TASK DIRECTIONS: Drop the pictures, then extract the listing word for word.
— start GIVEN DATA —
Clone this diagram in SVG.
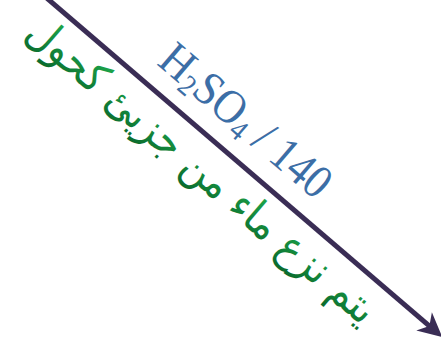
<svg xmlns="http://www.w3.org/2000/svg" width="441" height="343" viewBox="0 0 441 343">
<defs>
<linearGradient id="g" x1="0" y1="0" x2="0" y2="1">
<stop offset="0" stop-color="#1fae4f"/>
<stop offset="1" stop-color="#0a6a2d"/>
</linearGradient>
</defs>
<style>
.conn{stroke:#3a2d55;stroke-width:5;fill:none}
.head{fill:#3a2d55}
.chem{font-family:"Liberation Serif",serif;font-size:48px;fill:#3c6ea6}
.sub{font-size:30px}
.ar{font-family:"DejaVu Sans",sans-serif;font-size:44px;fill:url(#g)}
</style>
<rect width="441" height="343" fill="#ffffff"/>
<g id="connectors" transform="translate(49,0) rotate(40.6)">
<line x1="-10" y1="0" x2="505" y2="0" class="conn"/>
<path d="M518,0 L494,-12 L501,0 L494,12 Z" class="head"/>
</g>
<g id="label-reagent" transform="translate(49,0) rotate(40.6)">
<text class="chem" x="123" y="-21" textLength="210" lengthAdjust="spacingAndGlyphs">H<tspan class="sub" dy="6">2</tspan><tspan dy="-6">SO</tspan><tspan class="sub" dy="6">4</tspan><tspan dy="-6"> / 140</tspan></text>
</g>
<g id="label-arabic" transform="translate(49,0) rotate(40.6)">
<text class="ar" x="227" y="44" text-anchor="middle" direction="rtl" textLength="446" lengthAdjust="spacingAndGlyphs">يتم نزع ماء من جزيئ كحول</text>
</g>
</svg>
— end GIVEN DATA —
ANSWER TO THIS TASK:
Clone this diagram in SVG.
<svg xmlns="http://www.w3.org/2000/svg" width="441" height="343" viewBox="0 0 441 343">
<defs>
<linearGradient id="g" x1="0" y1="0" x2="0" y2="1">
<stop offset="0" stop-color="#1fae4f"/>
<stop offset="1" stop-color="#0a6a2d"/>
</linearGradient>
</defs>
<style>
.conn{stroke:#3a2d55;stroke-width:5;fill:none}
.head{fill:#3a2d55}
.chem{font-family:"Liberation Serif",serif;font-size:48px;fill:#3c6ea6}
.sub{font-size:30px}
.ar{font-family:"DejaVu Sans",sans-serif;font-size:44px;fill:url(#g)}
</style>
<rect width="441" height="343" fill="#ffffff"/>
<g id="connectors" transform="translate(49,0) rotate(40.6)">
<line x1="-10" y1="0" x2="505" y2="0" class="conn"/>
<path d="M518,0 L494,-12 L501,0 L494,12 Z" class="head"/>
</g>
<g id="label-reagent" transform="translate(49,0) rotate(40.6)">
<text class="chem" x="123" y="-21" textLength="210" lengthAdjust="spacingAndGlyphs">H<tspan class="sub" dy="6">2</tspan><tspan dy="-6">SO</tspan><tspan class="sub" dy="6">4</tspan><tspan dy="-6"> / 140</tspan></text>
</g>
<g id="label-arabic" transform="translate(49,0) rotate(40.6)">
<text class="ar" x="227" y="44" text-anchor="middle" direction="rtl" textLength="446" lengthAdjust="spacingAndGlyphs">يتم نزع ماء من جزيئ كحول</text>
</g>
</svg>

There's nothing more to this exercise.